Britain’s most prominent non-believer is backing its first atheist summer camp for children
There’s an article on the TIMES ONLINE today about a new kind of summer camp – where kids can go and learn how to think critically (read: skeptically) while having fun in the outdoors. It’s an atheist camp, subsidized by Richard Dawkins. As an idea, it’s faultless. Most camps that kids outdoors and having fun and religiously themed. Even the Boy Scouts of America (of which I and my similarly open-minded friends sneaked through by being ambiguous about our religious beliefs) still requires a belief in a higher power. Poor atheists kids don’t have as many opportunities to get away from their parents, make new friends and experience the splendid grandeur of living in the great outdoors. There should be a place for them, and I’m glad Dawkins is offering it.
Unfortunately, the camp sounds pretty boring. They will have a hunt for an imaginery unicorn, but rather than try to find it, kids are supposed to try and prove that it doesn’t exist. So instead of looking around for clues, listening to noises, sneaking around at night and being scared – they will have to think up philosophical theorums (and more likely than not they’ll just be frustrated, bored, killing time and waiting for the adults to teach them). We had the same game in scouts, we called it a Snype hunt. Most summer camps have some version. Campers are told about a special creature and have to go catch one for a prize. Campers don’t know whether or not it’s real, but staffers insist, and then go out and make noises or leave clues.
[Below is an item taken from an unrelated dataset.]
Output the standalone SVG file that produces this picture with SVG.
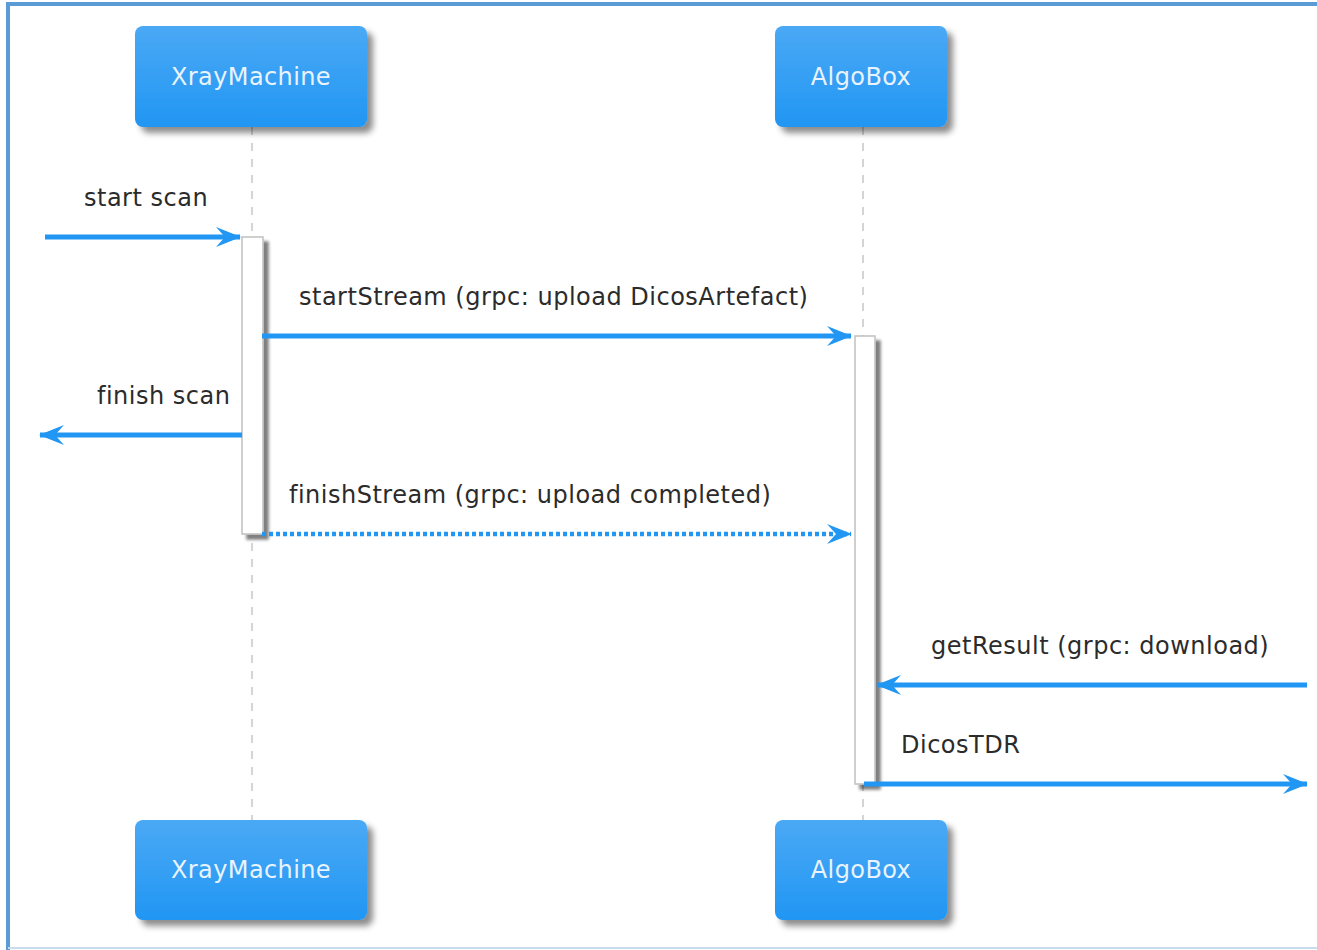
<svg xmlns="http://www.w3.org/2000/svg" width="1317" height="950" viewBox="0 0 1317 950">
<style>
.box{fill:url(#g);filter:url(#sh)}
.bt{font-family:"DejaVu Sans",Verdana,sans-serif;font-size:24px;fill:#e8f3fe;text-anchor:middle;letter-spacing:0.4px}
.lbl{font-family:"DejaVu Sans",Verdana,sans-serif;font-size:24px;fill:#2b2b2b;letter-spacing:0.5px}
.life{stroke:#c8c8c8;stroke-width:1.5;stroke-dasharray:8,8;fill:none}
.act{fill:#fff;stroke:#c0c0c0;stroke-width:1.5;filter:url(#sh2)}
.msg{stroke:#2196F3;stroke-width:5;fill:none}
.dot{stroke:#2196F3;stroke-width:4.5;fill:none;stroke-dasharray:4,3}
</style>
<defs>
<linearGradient id="g" x1="0" y1="0" x2="0" y2="1">
<stop offset="0" stop-color="#4aa9f5"/>
<stop offset="1" stop-color="#2196f3"/>
</linearGradient>
<filter id="sh" x="-20%" y="-20%" width="140%" height="150%">
<feGaussianBlur in="SourceAlpha" stdDeviation="3"/>
<feOffset dx="6" dy="6" result="b"/>
<feFlood flood-color="#000" flood-opacity="0.45"/>
<feComposite in2="b" operator="in"/>
<feMerge><feMergeNode/><feMergeNode in="SourceGraphic"/></feMerge>
</filter>
<filter id="sh2" x="-50%" y="-10%" width="200%" height="120%">
<feGaussianBlur in="SourceAlpha" stdDeviation="1.5"/>
<feOffset dx="5" dy="5" result="b"/>
<feFlood flood-color="#000" flood-opacity="0.5"/>
<feComposite in2="b" operator="in"/>
<feMerge><feMergeNode/><feMergeNode in="SourceGraphic"/></feMerge>
</filter>
<marker id="ah" viewBox="0 0 25 22" refX="24" refY="11" markerWidth="25" markerHeight="22" markerUnits="userSpaceOnUse" orient="auto">
<path d="M0,1 L25,11 L0,21 L9,11 Z" fill="#2196F3"/>
</marker>
</defs>
<rect x="0" y="0" width="1317" height="950" fill="#fff"/>
<path d="M8,950 L8,4 L1317,4" fill="none" stroke="#5b9bd5" stroke-width="4"/>
<line x1="8" y1="948" x2="1317" y2="948" stroke="#c9dcee" stroke-width="2"/>

<g id="lifelines">
<line class="life" x1="252" y1="127" x2="252" y2="820"/>
<line class="life" x1="863" y1="127" x2="863" y2="820"/>
</g>

<g id="activations">
<rect class="act" x="242" y="237" width="21" height="297"/>
<rect class="act" x="855" y="336" width="20" height="448"/>
</g>

<g id="XrayMachine-top"><rect class="box" x="135" y="26" width="232" height="101" rx="8"/><text class="bt" x="251" y="85">XrayMachine</text></g>
<g id="AlgoBox-top"><rect class="box" x="775" y="26" width="172" height="101" rx="8"/><text class="bt" x="861" y="85">AlgoBox</text></g>
<g id="XrayMachine-bottom"><rect class="box" x="135" y="820" width="232" height="100" rx="8"/><text class="bt" x="251" y="878">XrayMachine</text></g>
<g id="AlgoBox-bottom"><rect class="box" x="775" y="820" width="172" height="100" rx="8"/><text class="bt" x="861" y="878">AlgoBox</text></g>

<g id="connectors">
<line class="msg" x1="45" y1="237" x2="240" y2="237" marker-end="url(#ah)"/>
<line class="msg" x1="262" y1="336" x2="851" y2="336" marker-end="url(#ah)"/>
<line class="msg" x1="242" y1="435" x2="40" y2="435" marker-end="url(#ah)"/>
<line class="dot" x1="262" y1="534" x2="851" y2="534" marker-end="url(#ah)"/>
<line class="msg" x1="1307" y1="685" x2="877" y2="685" marker-end="url(#ah)"/>
<line class="msg" x1="864" y1="784" x2="1307" y2="784" marker-end="url(#ah)"/>
</g>

<g id="labels">
<text class="lbl" x="84" y="206">start scan</text>
<text class="lbl" x="299" y="305">startStream (grpc: upload DicosArtefact)</text>
<text class="lbl" x="97" y="404">finish scan</text>
<text class="lbl" x="289" y="503">finishStream (grpc: upload completed)</text>
<text class="lbl" x="931" y="654">getResult (grpc: download)</text>
<text class="lbl" x="901" y="753">DicosTDR</text>
</g>
</svg>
The result is a fascinating and thrilling night-time activity.
Incidentally, I’m not convinced that kids can be taught to think critically or be open minded at all. If you teach them to believe in Jesus, son of god – they will believe it. If you teach them that there is no magic or mystery in life, that if it can’t be proven scientifically it has no merit, they will believe that too. You are still indoctrinating your kids to be a certain kind of people. While atheists and skeptics probably have the rational upper hand, I’ve mentioned before that it is much more difficult to get people to behave without threats or rewards. Teaching morality and ethics and humanism to an atheistic teenager is much harder than teaching it to a Christian. (Or… maybe not. Perhaps the prohibitions and guilt and torment and what make Christians ultimately so eager to sin and then feel bad about it later. Maybe Atheists can do without the object of their desires. Jury is out.)
The best way to create skeptical people is to keep making them believe stupid things and then telling them it was all a lie. Parents do this all the time. We teach our kids about the Easter Bunny, about Santa Claus, about the Tooth Fairy. We LIE LIE LIE. And then we say, “Honey, we’ve been lying to you for years. But now you know never to trust anything that we or anybody else says.” (And then some parents say – “except for Jesus. He’s just like those other things only he’s real.”)
What I’d like to see, is a ‘rite of passage’ camp where parents leave their kids in the wilderness, or put them in a homestay in China or Mexico, where they have to work hard and learn to communicate and fend for themselves. Or – put 30 of them on an island for a month and let them work things out. The ones who come back will be much stronger and definately free-thinking and open minded. Kids are freaking spoiled. They have too much time to think.
Finally – teenage kids are going to be led mostly by their natures anyway. They are going to want to have fun and be adventurous and have sex. Regardless of what camp they go to, kids are going to be kids. They’ll probably sneak around at night and make out and ignore the rules and rebel against their teachers.
When I have kids, I’ll send them to a different kind of camp each year. And then send them to China.